For these reasons, this research was developed to analyze the influence of eco-efficient buildings by comparing the optimized energy efficiency in various scenarios with that of traditional building systems by using the EEM [20].

2. Materials and Methods

2.1. Case Study

This study focuses on three eco-efficient buildings distributed in the Hipercentro area of the city of Quito: Lafuente, Essence, and Huma. These buildings were designed according to the guidelines of the EEM [26], which was established by the MTHH. According to the National Institute of Statistics and Census [27], it is estimated that Quito presents a significant annual growth, considering that it is among the most populous cities in Ecuador. Due to this, it is forced by its topography to grow longitudinally, thus generating more occupied space; therefore, more natural resources are consumed. For this reason, ideas were born to address the main problems of Quito, such as floods, generation of garbage, energy consumption, and car emissions, among others, in order that the densification of the city would contribute to the environment in various ways, such as by having eco-efficient buildings with great heights [28].
The MTHH has motivated construction companies to take the opportunity to expand their projects in terms of the number of floors according to the total percentage of the EEM. Thus, this mainly contributes to the densification of the city for sustainable development [29]. Additional approaches, such as water retention systems the in case of critical rainfall to avoid flooding, reductions in water and energy consumption through waste management, and involvement of participating users, are crucial. The city of Quito is implementing various strategies in its buildings to make them more sustainable. It contributes significantly to the development and infrastructure of greener facade designs, which directly generate environmental awareness and, in the long run, will be reflected in the city [30].

2.2. Optimization Parameters

Some parameters influence energy efficiency in various scenarios; they can include a set of actions that allow the use of energy in an optimal way, increase the competitiveness of companies, improve the quality of life, reduce costs, and, at the same time, are friendly to the environment [31]. Table 1 shows the standardized parameters used for the EEM for the comparative process in this study.

2.2.1. Water Consumption Limitation

The main objective is to increase the consumption and reuse of water resources, as the retention of rainwater in the same infrastructure will support the city in critical moments, such as floods, and its treatment will reduce environmental pollution.

Surface Water Retention

This refers to a minimum of 15% to 35% of the liters of rainwater retained when using strategies that store it temporarily. In the same way, to reduce the flow and volume of water that goes to the public sewage network, surface water retention refers to a minimum of 5% to 20% of the permeable area (in m2) that has a connection with aquifers that the project lot can provide.

Efficiency in Drinking Water Consumption, Graywater Treatment, and Rainwater Reuse

This indicates a minimum of 25% to 50% of water consumption savings (in m3) by equipment, appliances, or systems that reduce water use. It also indicates a minimum of 15% to 40% of graywater treated (in m3) by the implemented systems and a minimum of 5% to 20% of the rainwater reused (in m3) with installed technologies to optimize the use of the resource to reduce wear and tear in various scenarios.
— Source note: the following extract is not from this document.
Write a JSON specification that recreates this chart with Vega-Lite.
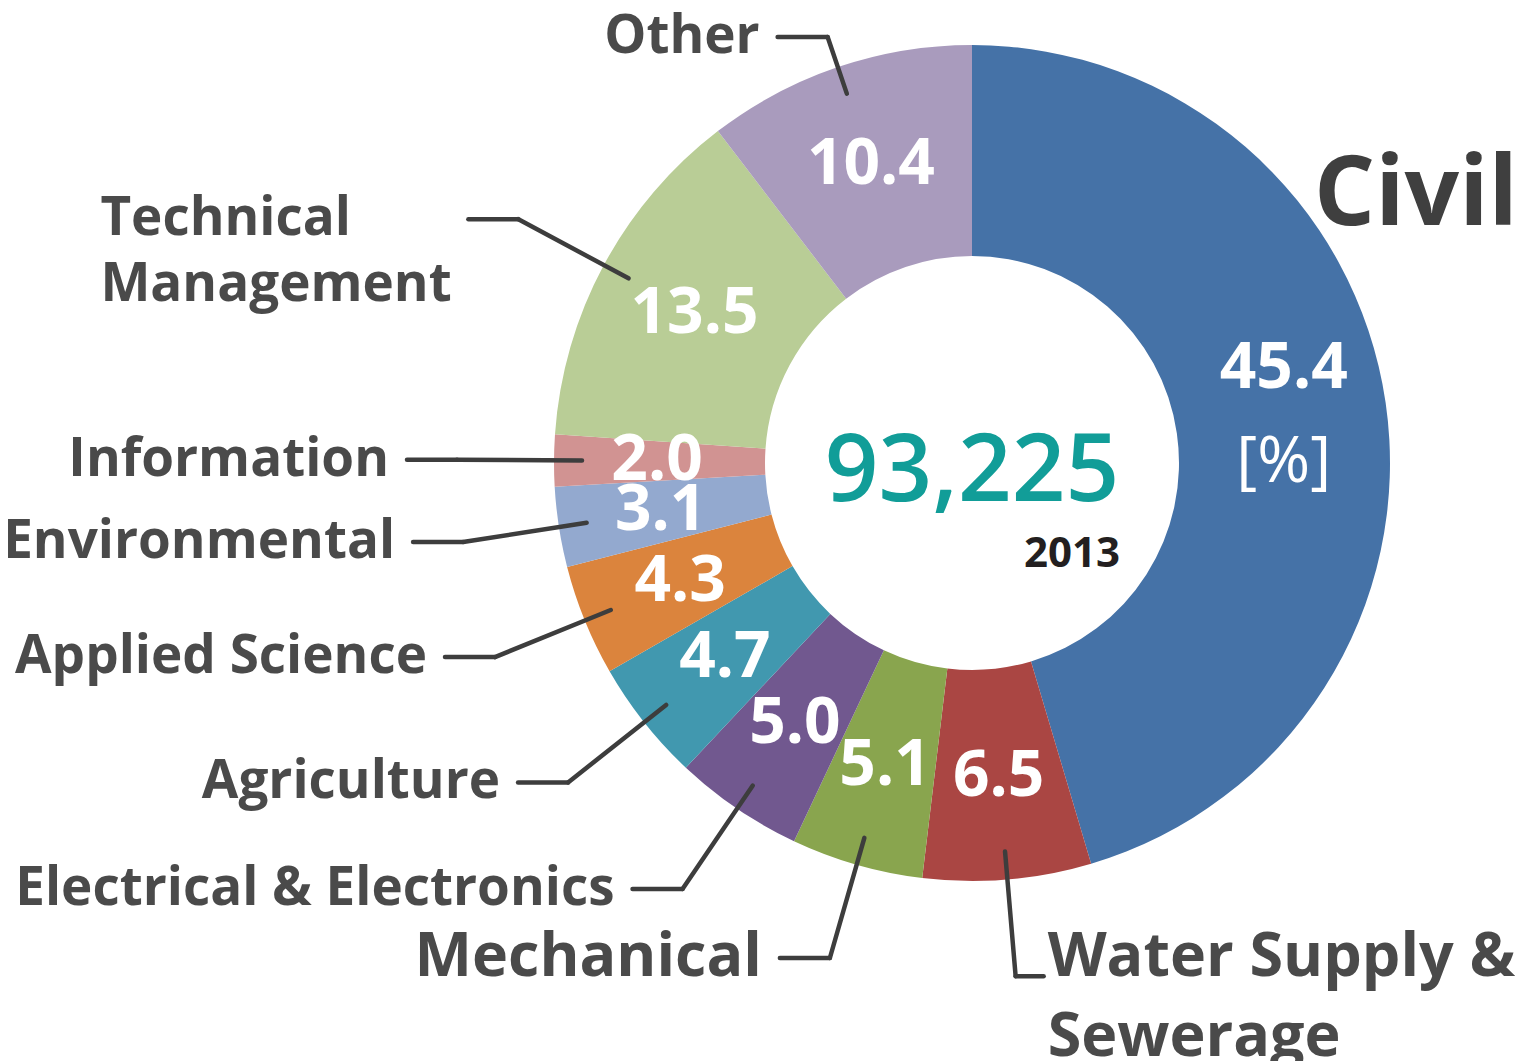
{
  "$schema": "https://vega.github.io/schema/vega-lite/v6.json",
  "width": 1116,
  "height": 926,
  "autosize": {"type": "none"},
  "padding": {"left": 414, "top": 0, "right": 0, "bottom": 135},
  "background": "white",
  "config": {"view": {"stroke": null}},
  "datasets": {
    "shares": [
      {"category": "Civil", "value": 45.4},
      {"category": "Water Supply &\nSewerage", "value": 6.5},
      {"category": "Mechanical", "value": 5.1},
      {"category": "Electrical & Electronics", "value": 5.0},
      {"category": "Agriculture", "value": 4.7},
      {"category": "Applied Science", "value": 4.3},
      {"category": "Environmental", "value": 3.1},
      {"category": "Information", "value": 2.0},
      {"category": "Technical\nManagement", "value": 13.5},
      {"category": "Other", "value": 10.4}
    ],
    "summary": [{"total": 93225, "year": "2013"}]
  },
  "layer": [
    {
      "data": {"name": "shares"},
      "transform": [
        {"window": [{"op": "row_number", "as": "rank"}, {"op": "sum", "field": "value", "as": "cum"}], "frame": [null, 0]},
        {"joinaggregate": [{"op": "sum", "field": "value", "as": "total"}]},
        {"calculate": "2*PI*(datum.cum - datum.value/2)/datum.total", "as": "mid"},
        {"calculate": "sin(datum.mid)", "as": "s"},
        {"calculate": "cos(datum.mid)", "as": "c"},
        {"calculate": "datum.c > 0 ? min(515, 426/datum.c) : 515", "as": "re"},
        {"calculate": "390*datum.s", "as": "x1"},
        {"calculate": "390*datum.c", "as": "y1"},
        {"calculate": "datum.re*datum.s", "as": "ex"},
        {"calculate": "datum.re*datum.c", "as": "ey"},
        {"calculate": "datum.ex + (datum.s < 0 ? -50 : 28)", "as": "hx"},
        {"calculate": "datum.hx + (datum.s < 0 ? -18 : 4)", "as": "lx"},
        {"calculate": "datum.lx - 350", "as": "tmx"},
        {"calculate": "315*datum.s", "as": "vx"},
        {"calculate": "315*datum.c", "as": "vy"},
        {"calculate": "518*sin(datum.mid - 0.397)", "as": "cx"},
        {"calculate": "518*cos(datum.mid - 0.397)", "as": "cy"}
      ],
      "layer": [
        {
          "mark": {"type": "arc", "innerRadius": 207, "outerRadius": 418},
          "encoding": {
            "theta": {"field": "value", "type": "quantitative", "stack": true},
            "order": {"field": "rank", "type": "quantitative"},
            "color": {
              "field": "category", "type": "nominal", "legend": null,
              "scale": {
                "domain": ["Civil", "Water Supply &\nSewerage", "Mechanical", "Electrical & Electronics", "Agriculture", "Applied Science", "Environmental", "Information", "Technical\nManagement", "Other"],
                "range": ["#4572A7", "#AA4643", "#89A54E", "#71588F", "#4198AF", "#DB843D", "#93A9CF", "#D19392", "#B9CD96", "#A99BBD"]
              }
            }
          }
        },
        {
          "transform": [{"filter": "datum.rank > 1"}],
          "mark": {"type": "rule", "color": "#3d3d3d", "strokeWidth": 4.5, "strokeCap": "round"},
          "encoding": {
            "x": {"field": "x1", "type": "quantitative", "scale": {"domain": [-558, 558], "nice": false, "zero": false}, "axis": null},
            "y": {"field": "y1", "type": "quantitative", "scale": {"domain": [-463, 463], "nice": false, "zero": false}, "axis": null},
            "x2": {"field": "ex"},
            "y2": {"field": "ey"}
          }
        },
        {
          "transform": [{"filter": "datum.rank > 1"}],
          "mark": {"type": "rule", "color": "#3d3d3d", "strokeWidth": 4.5, "strokeCap": "round"},
          "encoding": {
            "x": {"field": "ex", "type": "quantitative", "scale": {"domain": [-558, 558], "nice": false, "zero": false}, "axis": null},
            "y": {"field": "ey", "type": "quantitative", "scale": {"domain": [-463, 463], "nice": false, "zero": false}, "axis": null},
            "x2": {"field": "hx"},
            "y2": {"field": "ey"}
          }
        },
        {
          "transform": [{"filter": "datum.rank > 3 && datum.rank != 9"}],
          "mark": {"type": "text", "align": "right", "baseline": "middle", "font": "Open Sans", "fontWeight": 700, "fontSize": 53, "color": "#4a4a4a"},
          "encoding": {
            "x": {"field": "lx", "type": "quantitative", "scale": {"domain": [-558, 558], "nice": false, "zero": false}, "axis": null},
            "y": {"field": "ey", "type": "quantitative", "scale": {"domain": [-463, 463], "nice": false, "zero": false}, "axis": null},
            "text": {"field": "category"}
          }
        },
        {
          "transform": [{"filter": "datum.rank == 9"}],
          "mark": {"type": "text", "align": "left", "baseline": "middle", "font": "Open Sans", "fontWeight": 700, "fontSize": 53, "lineHeight": 66, "lineBreak": "\n", "color": "#4a4a4a"},
          "encoding": {
            "x": {"field": "tmx", "type": "quantitative", "scale": {"domain": [-558, 558], "nice": false, "zero": false}, "axis": null},
            "y": {"field": "ey", "type": "quantitative", "scale": {"domain": [-463, 463], "nice": false, "zero": false}, "axis": null},
            "text": {"field": "category"}
          }
        },
        {
          "transform": [{"filter": "datum.rank == 3"}],
          "mark": {"type": "text", "align": "right", "baseline": "middle", "font": "Open Sans", "fontWeight": 700, "fontSize": 61, "color": "#4a4a4a"},
          "encoding": {
            "x": {"field": "lx", "type": "quantitative", "scale": {"domain": [-558, 558], "nice": false, "zero": false}, "axis": null},
            "y": {"field": "ey", "type": "quantitative", "scale": {"domain": [-463, 463], "nice": false, "zero": false}, "axis": null},
            "text": {"field": "category"}
          }
        },
        {
          "transform": [{"filter": "datum.rank == 2"}],
          "mark": {"type": "text", "align": "left", "baseline": "alphabetic", "font": "Open Sans", "fontWeight": 700, "fontSize": 61, "lineHeight": 80, "lineBreak": "\n", "color": "#4a4a4a"},
          "encoding": {
            "x": {"field": "lx", "type": "quantitative", "scale": {"domain": [-558, 558], "nice": false, "zero": false}, "axis": null},
            "y": {"field": "ey", "type": "quantitative", "scale": {"domain": [-463, 463], "nice": false, "zero": false}, "axis": null},
            "text": {"field": "category"}
          }
        },
        {
          "transform": [{"filter": "datum.rank == 1"}],
          "mark": {"type": "text", "align": "center", "baseline": "middle", "font": "Open Sans", "fontWeight": 700, "fontSize": 96, "color": "#3f3f3f"},
          "encoding": {
            "x": {"field": "cx", "type": "quantitative", "scale": {"domain": [-558, 558], "nice": false, "zero": false}, "axis": null},
            "y": {"field": "cy", "type": "quantitative", "scale": {"domain": [-463, 463], "nice": false, "zero": false}, "axis": null},
            "text": {"field": "category"}
          }
        },
        {
          "transform": [{"filter": "datum.rank > 1"}],
          "mark": {"type": "text", "align": "center", "baseline": "middle", "font": "Open Sans", "fontWeight": 700, "fontSize": 64, "color": "white"},
          "encoding": {
            "x": {"field": "vx", "type": "quantitative", "scale": {"domain": [-558, 558], "nice": false, "zero": false}, "axis": null},
            "y": {"field": "vy", "type": "quantitative", "scale": {"domain": [-463, 463], "nice": false, "zero": false}, "axis": null},
            "text": {"field": "value", "type": "quantitative", "format": ".1f"}
          }
        },
        {
          "transform": [{"filter": "datum.rank == 1"}],
          "mark": {"type": "text", "align": "center", "baseline": "middle", "font": "Open Sans", "fontWeight": 700, "fontSize": 64, "color": "white", "dy": -49},
          "encoding": {
            "x": {"field": "vx", "type": "quantitative", "scale": {"domain": [-558, 558], "nice": false, "zero": false}, "axis": null},
            "y": {"field": "vy", "type": "quantitative", "scale": {"domain": [-463, 463], "nice": false, "zero": false}, "axis": null},
            "text": {"field": "value", "type": "quantitative", "format": ".1f"}
          }
        },
        {
          "transform": [{"filter": "datum.rank == 1"}],
          "mark": {"type": "text", "align": "center", "baseline": "middle", "font": "Open Sans", "fontWeight": 400, "fontSize": 64, "color": "white", "dy": 45},
          "encoding": {
            "x": {"field": "vx", "type": "quantitative", "scale": {"domain": [-558, 558], "nice": false, "zero": false}, "axis": null},
            "y": {"field": "vy", "type": "quantitative", "scale": {"domain": [-463, 463], "nice": false, "zero": false}, "axis": null},
            "text": {"value": "[%]"}
          }
        }
      ]
    },
    {
      "data": {"name": "summary"},
      "layer": [
        {
          "mark": {"type": "text", "align": "center", "baseline": "middle", "font": "Open Sans", "fontWeight": 600, "fontSize": 94, "color": "#119d98", "dy": 10},
          "encoding": {"text": {"field": "total", "type": "quantitative", "format": ","}}
        },
        {
          "mark": {"type": "text", "align": "center", "baseline": "alphabetic", "font": "Open Sans", "fontWeight": 700, "fontSize": 42, "color": "#231f20", "dx": 100, "dy": 104},
          "encoding": {"text": {"field": "year"}}
        }
      ]
    }
  ]
}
2.2.2. Limitations on Energy Consumption

The main objective here is electricity consumption, the generation of renewable energy from an infrastructure, and contributing to reducing greenhouse gas emissions through architectural strategies. These strategies can promote the use of ecological mobility, such as in the use of bicycles or sustainable buildings in terms of mobility. Hence, users would not have to use their cars to carry out their daily activities.

Building Consumption

This indicates a minimum of 25% to 50% of electric energy consumption savings (in kWh) by equipment or systems that reduce energy use and a minimum of 1% to 8% of renewable energy generation (in kWh) by implemented systems to minimize costs, and the infrastructure can be supplied with a percentage this to support the public network.
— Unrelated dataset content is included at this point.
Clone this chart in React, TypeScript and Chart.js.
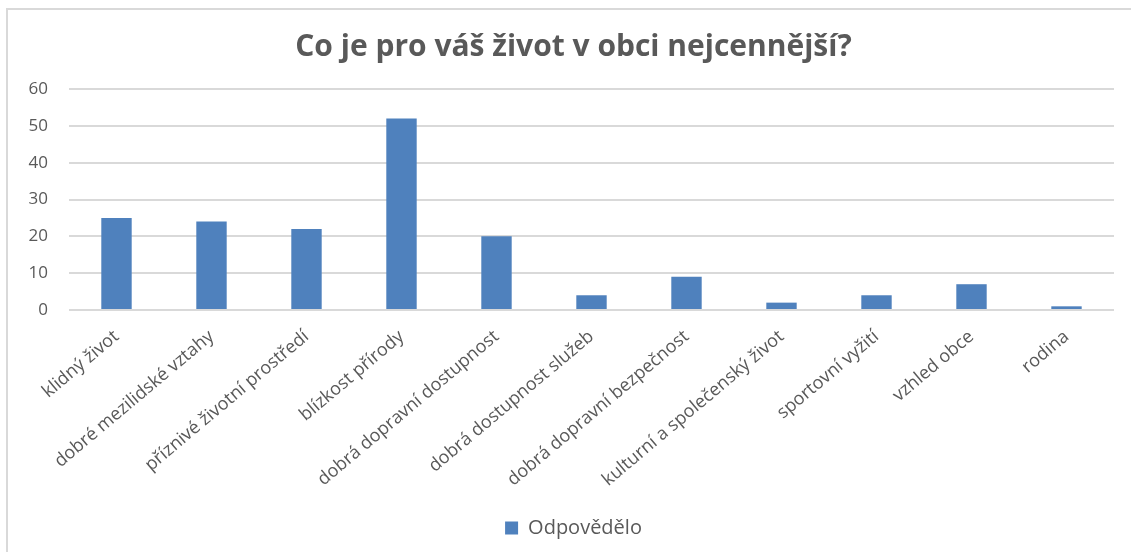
import React, { useEffect, useRef } from "react";
import { Chart, registerables } from "chart.js";

Chart.register(...registerables);

const titleText = "Co je pro váš život v obci nejcennější?";
const categories = [
  "klidný život",
  "dobré mezilidské vztahy",
  "příznivé životní prostředí",
  "blízkost přírody",
  "dobrá dopravní dostupnost",
  "dobrá dostupnost služeb",
  "dobrá dopravní bezpečnost",
  "kulturní a společenský život",
  "sportovní vyžití",
  "vzhled obce",
  "rodina",
];
const seriesName = "Odpovědělo";
const values = [25, 24, 22, 52, 20, 4, 9, 2, 4, 7, 1];
const yTicks = [0, 10, 20, 30, 40, 50, 60];

const FONT = "'Open Sans', 'DejaVu Sans', sans-serif";
const TEXT = "#595959";

export default function App() {
  const ref = useRef<HTMLCanvasElement | null>(null);
  useEffect(() => {
    if (!ref.current) return;
    const chart = new Chart(ref.current, {
      type: "bar",
      data: {
        labels: categories,
        datasets: [
          {
            label: seriesName,
            data: values,
            backgroundColor: "#4f81bd",
            borderWidth: 0,
            categoryPercentage: 1,
            barPercentage: 0.32,
            yAxisID: "y",
          },
        ],
      },
      options: {
        animation: false,
        responsive: true,
        maintainAspectRatio: false,
        layout: { padding: { left: 16, right: 0, top: 0, bottom: 4 } },
        plugins: {
          title: {
            display: true,
            text: titleText,
            color: TEXT,
            font: { family: FONT, size: 30, weight: "bold" },
            padding: { top: 29, bottom: 24 },
          },
          legend: {
            position: "bottom",
            labels: {
              color: TEXT,
              font: { family: FONT, size: 20 },
              boxWidth: 13,
              boxHeight: 13,
              padding: 10,
            },
          },
          tooltip: { enabled: false },
        },
        scales: {
          x: {
            grid: { display: false, drawTicks: false },
            border: { display: false },
            ticks: {
              color: TEXT,
              font: { family: FONT, size: 18 },
              minRotation: 40,
              maxRotation: 40,
              autoSkip: false,
              padding: 16,
            },
            afterFit: (s: any) => {
              s.height = 198;
            },
          },
          y: {
            position: "left",
            min: 0,
            max: 60,
            afterBuildTicks: (s: any) => {
              s.ticks = yTicks.map((v) => ({ value: v }));
            },
            grid: { color: "#d9d9d9", lineWidth: 2, drawTicks: false },
            border: { display: false },
            ticks: {
              color: TEXT,
              font: { family: FONT, size: 17 },
              padding: 21,
            },
            afterFit: (s: any) => {
              s.width = 53;
            },
          },
          spacer: {
            type: "linear",
            position: "right",
            display: true,
            grid: { display: false, drawTicks: false },
            border: { display: false },
            ticks: { display: false },
            afterFit: (s: any) => {
              s.width = 17;
            },
          },
        },
      },
    });
    return () => chart.destroy();
  }, []);

  return (
    <div style={{ position: "fixed", left: 0, top: 0, width: 1131, height: 552, background: "#fff" }}>
      <canvas ref={ref} />
      <div
        style={{
          position: "absolute",
          left: 6,
          top: 8,
          right: 0,
          bottom: 0,
          borderTop: "2px solid #d9d9d9",
          borderLeft: "2px solid #d9d9d9",
          pointerEvents: "none",
        }}
      />
    </div>
  );
}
Energy Efficiency Related to Mobility

This indicates a minimum of 50% to 75% of ground floor area (in m2) being used for commerce or services. It also refers to a minimum of 10% to 40% of the project area (in m2) being used for commerce or services so that users should not use cars when staying in the building. On the other hand, this allows the implementation of safe parking for short- and long-stay bicycles according to the number of houses and a reduction in the amount of parking according to the area (m2) of the units.

2.2.3. Environmental, Landscape, and Technological Contributions

The main objective here is to contribute to a city in areas of construction with new technologies for materials. Consequently, the ecological footprint of buildings decreases and the comfort of users is maintained without the need for using active systems for their comfort. This also provides a positive landscape impact on the infrastructure by implementing a vegetation cover, which creates a public and private space and makes the site safer and more attractive for every user. There are also management plans during the construction and operation of a building that require that the environmental impact be reduced and the eco-efficiency of the project be maintained through the commitment of the construction company and the users who will inhabit the building.

Environmental and Landscape Contributions

This refers to a minimum of 15% to 36% of compliance with management plans to reduce the environmental impact during the construction and operation of a building by implementing activities that prevent pollution and establishing strategies for the eco-efficient development of the project. In addition, the public and private spaces in the project are yielded by the distance from the sidewalk if lots are unified and there is a minimum of 20 to 40% of vegetable cover (in m2). Thus, this can contribute to the city’s development of safer spaces for its citizens and can increase ecological urban development.

Technological Contributions

This refers to a minimum of 15% to 36% of construction materials (in linear meters, m2, kg, or units) that possess certain characteristics, such as recycled products, renewable, reusable, and local products, and products with low emissions of volatile organic compounds. This also refers to the use of 5% to 46% of lightweight materials for masonry (in kg) for internal divisions and slabs. This is to reduce the carbon footprint of a project and reduce its vulnerability to earthquakes through its relief.

Bioclimatic Design

This refers to a minimum of 70% to 90% of materials (in m2) having neutral or close to neutral reflectance and absorbance coefficients. This also refers to ensuring that internal temperatures are not extremely hot or cold and that the design gives priority to the entry of natural light. The the urban heat island effect is reduced and the use of active strategies that require electrical energy to provide comfort to users is avoided.

2.3. Sample

For the present analysis, 3 buildings were chosen, with each belonging to a different construction company. Nonetheless, they maintained a constant EEM, which was focused mainly on the residential sector, as indicated in Table 2.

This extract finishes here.